During 1979-80 she was sponsored by the Department of Information and Broadcasting. She has given programs across Karnataka educating people on family planning. She is an A-grade artist of AIR.

=== International ===
She has performed in:
- Vishwakannada sammelana held in Manchester, UK - 1988
- AKKA sammelana, Baltimore - 2006
- Kaveri Kannada sangha, Tanzania - 2013
- Kannada sangha in Singapore - 2014
- Samskruthi Indo-Japan cultural exchange, Tokyo - 2015.

==Recognition==

- Karnataka kalashree
- Aryabhata prashasti
- Nadaprabhu Kempegowda prashasti

==Other activities==
She was a member of Sangeetha Nrithya Academy from 2001 - 2004. She was the founder and director of Bhavana Sugama sangeetha academy. She was a co-trustee of Indu-Rohini Sugama sangeetha trust.

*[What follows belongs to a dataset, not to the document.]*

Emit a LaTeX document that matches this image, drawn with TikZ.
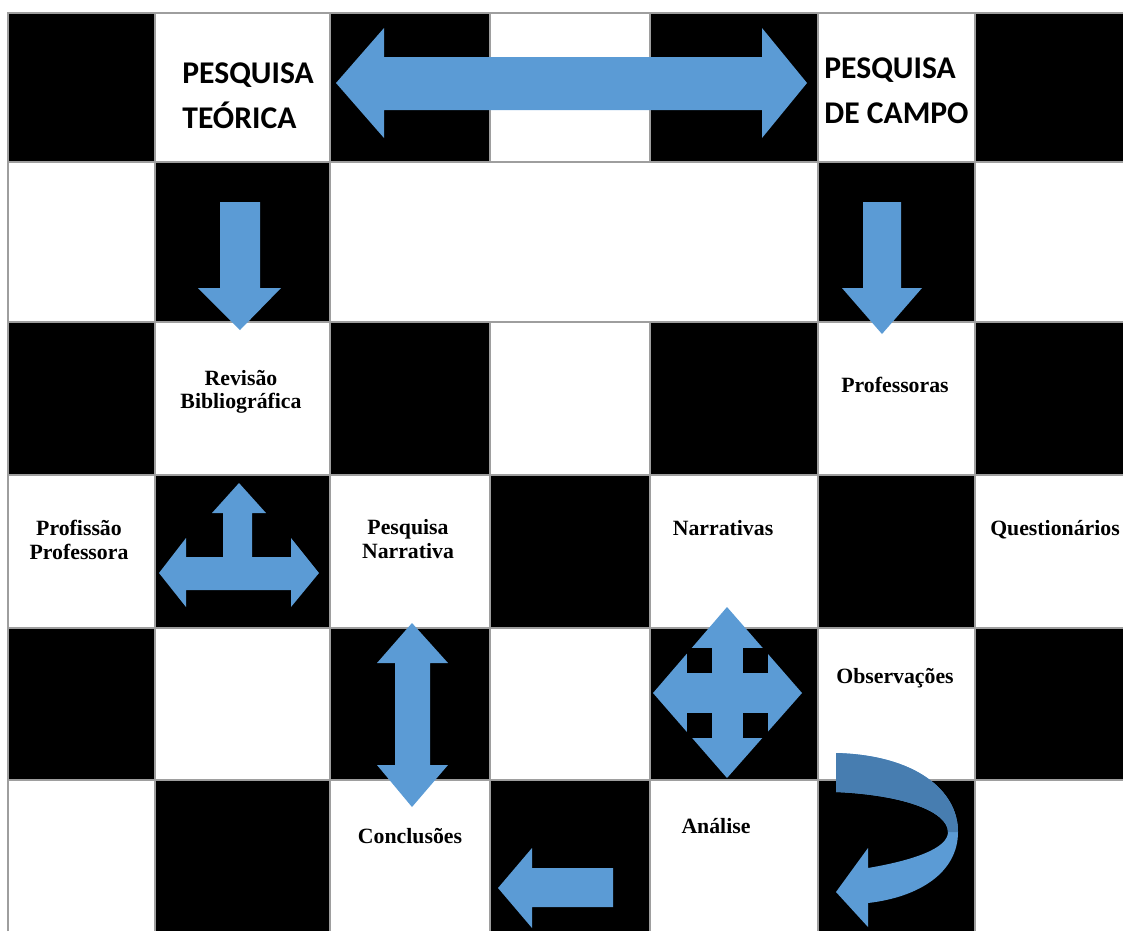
\documentclass[tikz,border=0pt]{standalone}
\usepackage{fontspec}
\setmainfont{Liberation Serif}
\newfontfamily\carlito{Carlito}
\definecolor{arrowblue}{HTML}{5B9BD5}
\definecolor{arrowdark}{HTML}{477DB0}
\definecolor{gridgray}{HTML}{9E9E9E}
\tikzset{
  blockarrow/.style={fill=arrowblue},
  cellline/.style={draw=gridgray, line width=1.5pt},
  celltext/.style={font=\bfseries\fontsize{12.4}{13.4}\selectfont, align=center, inner sep=0pt},
  headtext/.style={font=\carlito\bfseries\fontsize{18}{25.5}\selectfont, align=left, inner sep=0pt, anchor=west},
}

\begin{document}
\begin{tikzpicture}[x=0.02cm, y=-0.02cm, line join=miter]
  \useasboundingbox (0,0) rectangle (1123,931);
  % board
  \foreach \r/\ya/\yb in {1/13/162, 2/162/322, 3/322/475, 4/475/628, 5/628/780, 6/780/931}{
    \foreach \c/\xa/\xb in {1/8/155, 2/155/330, 3/330/490, 4/490/650, 5/650/818, 6/818/975, 7/975/1123}{
      \pgfmathtruncatemacro{\dark}{(mod(\r+\c,2)==0) && !(\r==2 && \c==4)}
      \ifnum\dark=1 \fill[black] (\xa,\ya) rectangle (\xb,\yb); \fi
    }
  }
  \foreach \x in {155, 330, 818, 975}
    \draw[cellline] (\x,13) -- (\x,931);
  \foreach \x in {490, 650}{
    \draw[cellline] (\x,13) -- (\x,162);
    \draw[cellline] (\x,322) -- (\x,931);
  }
  \foreach \y in {162, 322, 475, 628, 780}
    \draw[cellline] (8,\y) -- (1123,\y);
  \draw[cellline] (8,931) -- (8,13) -- (1123,13);

  % arrows
  \fill[blockarrow] (336,83) -- (384,28) -- (384,57) -- (762,57) -- (762,28) -- (807,83)
    -- (762,138) -- (762,110) -- (384,110) -- (384,138) -- cycle;
  \fill[blockarrow] (220,202) -- (260,202) -- (260,288) -- (281,288) -- (240,330)
    -- (198,288) -- (220,288) -- cycle;
  \fill[blockarrow] (863,202) -- (901,202) -- (901,288) -- (922,288) -- (882,334)
    -- (842,288) -- (863,288) -- cycle;
  \fill[blockarrow] (159,573) -- (186,538) -- (186,557) -- (223,557) -- (223,513) -- (212,513)
    -- (239,483) -- (266,513) -- (252,513) -- (252,557) -- (291,557) -- (291,538) -- (319,573)
    -- (291,607) -- (291,590) -- (186,590) -- (186,607) -- cycle;
  \fill[blockarrow] (412,623) -- (448,663) -- (430,663) -- (430,765) -- (448,765) -- (412,807)
    -- (377,765) -- (395,765) -- (395,663) -- (377,663) -- cycle;
  \fill[blockarrow] (727,607) -- (802,693) -- (727,778) -- (653,693) -- cycle;
  \foreach \xa/\ya in {687/648, 743/648, 687/713, 743/713}
    \fill[black] (\xa,\ya) rectangle ++(25,25);
  \fill[blockarrow] (498,888) -- (532,848) -- (532,868) -- (613,868) -- (613,907)
    -- (532,907) -- (532,928) -- cycle;
  \fill[blockarrow] (836,753) .. controls (915,755) and (958,790) .. (958,832)
    .. controls (958,872) and (920,897) .. (868,903) -- (868,927) -- (836,892) -- (868,848)
    -- (868,868) .. controls (915,860) and (948,848) .. (948,832)
    .. controls (948,812) and (905,795) .. (836,792) -- cycle;
  \fill[arrowdark] (836,753) .. controls (915,755) and (958,790) .. (958,832) -- (948,832)
    .. controls (948,812) and (905,795) .. (836,792) -- cycle;

  % labels
  \node[headtext] (teorica) at (182,96) {PESQUISA\\TEÓRICA};
  \node[headtext] (campo) at (824,91) {PESQUISA\\DE CAMPO};
  \node[celltext] (revisao) at (241,392) {Revisão\\Bibliográfica};
  \node[celltext, anchor=base] (professoras) at (895,392) {Professoras};
  \node[celltext] (profissao) at (79,540) {Profissão\\Professora};
  \node[celltext] (pesqnarr) at (408,539) {Pesquisa\\Narrativa};
  \node[celltext, anchor=base] (narrativas) at (723,535) {Narrativas};
  \node[celltext, anchor=base] (questionarios) at (1055,535) {Questionários};
  \node[celltext, anchor=base] (observacoes) at (895,683) {Observações};
  \node[celltext, anchor=base] (conclusoes) at (410,843) {Conclusões};
  \node[celltext, anchor=base] (analise) at (716,833) {Análise};
\end{tikzpicture}
\end{document}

===Literary contribution===

She conducted workshop, seminars, and lectures on various aspects of sugama sangeetha. She wrote articles on artists in the field. She sang for Shivaram Karanth's musical drama Kissa goutami, Geeta Ramayana, Veera viragini Akka mahadevi and Prema kashmira. She composed music for her CD Sahane vajrada kavacha. Her albums include Kanasu, Beldingalu (compilation of Rashtrakavi Kuvempu's songs) Jeevana-kale, Milana, Bhava sourabha and Bhava-Bhakti.